Did you do an apt update first?
Yep.
Also I also always use
apt-get upgrade
without specifying the package name, to make sure to catch everything
that needs upgrading. In this case, openssh-client did need upgrading too.
I tried that first, and it came up with no actions:
# apt upgrade
Reading package lists... Done
Building dependency tree... Done
Reading state information... Done
Calculating upgrade... Done
The following packages have been kept back:
openssh-client openssh-server openssh-sftp-server ssh
0 upgraded, 0 newly installed, 0 to remove and 4 not upgraded.

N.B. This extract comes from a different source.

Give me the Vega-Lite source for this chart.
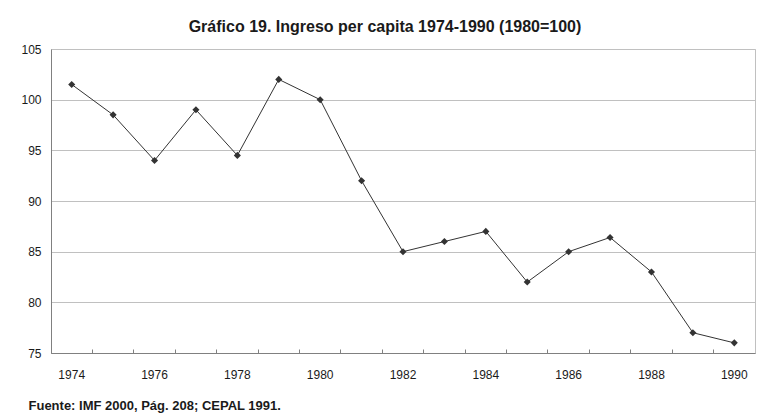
{
  "$schema": "https://vega.github.io/schema/vega-lite/v6.json",
  "autosize": {"type": "none"},
  "width": 704,
  "height": 304,
  "padding": {"left": 51, "top": 49, "right": 4, "bottom": 62},
  "background": "white",
  "title": {
    "text": "Gráfico 19. Ingreso per capita 1974-1990 (1980=100)",
    "font": "Liberation Sans",
    "fontSize": 16,
    "fontWeight": "bold",
    "color": "#1a1a1a",
    "anchor": "middle",
    "dx": -18,
    "baseline": "alphabetic",
    "offset": -5
  },
  "data": {
    "values": [
      {"year": 1974, "value": 101.5},
      {"year": 1975, "value": 98.5},
      {"year": 1976, "value": 94},
      {"year": 1977, "value": 99},
      {"year": 1978, "value": 94.5},
      {"year": 1979, "value": 102},
      {"year": 1980, "value": 100},
      {"year": 1981, "value": 92},
      {"year": 1982, "value": 85},
      {"year": 1983, "value": 86},
      {"year": 1984, "value": 87},
      {"year": 1985, "value": 82},
      {"year": 1986, "value": 85},
      {"year": 1987, "value": 86.4},
      {"year": 1988, "value": 83},
      {"year": 1989, "value": 77},
      {"year": 1990, "value": 76}
    ]
  },
  "encoding": {
    "x": {
      "field": "year",
      "type": "ordinal",
      "scale": {"type": "band", "paddingInner": 0, "paddingOuter": 0},
      "axis": {
        "title": "Fuente: IMF 2000, Pág. 208; CEPAL 1991.",
        "titleFont": "Liberation Sans",
        "titleFontSize": 13,
        "titleFontWeight": "bold",
        "titleColor": "#1a1a1a",
        "titleAnchor": "start",
        "titleAlign": "left",
        "titleBaseline": "alphabetic",
        "titleX": -23,
        "titleY": 56,
        "labelAngle": 0,
        "labelFont": "Liberation Sans",
        "labelFontSize": 12,
        "labelColor": "#1a1a1a",
        "labelPadding": 20,
        "labelExpr": "datum.value % 2 == 0 ? datum.label : ''",
        "bandPosition": 0,
        "tickSize": -4,
        "tickColor": "#808080",
        "domainColor": "#808080",
        "grid": false
      }
    },
    "y": {
      "field": "value",
      "type": "quantitative",
      "scale": {"domain": [75, 105], "nice": false, "zero": false},
      "axis": {
        "title": null,
        "values": [75, 80, 85, 90, 95, 100, 105],
        "labelFont": "Liberation Sans",
        "labelFontSize": 12,
        "labelColor": "#1a1a1a",
        "labelPadding": 10,
        "ticks": false,
        "domainColor": "#808080",
        "gridColor": "#c0c0c0",
        "gridWidth": 1
      }
    }
  },
  "layer": [
    {"mark": {"type": "line", "color": "#333333", "strokeWidth": 1}},
    {"mark": {"type": "point", "shape": "diamond", "filled": true, "color": "#333333", "size": 50, "opacity": 1}}
  ],
  "config": {
    "view": {"stroke": "#c0c0c0"}
  }
}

But *why* was it kept back?! This is a good example of how (in my
experience, at least) apt's behaviour is often pretty difficult to
follow. Compare with openSUSE's zypper for example, where its SAT
solver makes for way less cryptic messages, and also provides
different easy-to-understand courses of action to choose from.
That's why I explicitly asked for openssh-server to be upgraded, to
see why it wasn't doing it. Bypassing the Bitfolk cache seemed to do
the trick.
I subscribe to the Debian security mailing list and get
notifications
every two or three days,
Same here, but I'm overwhelmed by email so it's helpful to have
critical updates like this one pointed out on the list.
and I have a script that brings all of them up
to date on one command. Incidents like this show why it's a good idea to
apply updates as soon as possible.
Agreed. I use apticron but it's been misbehaving recently.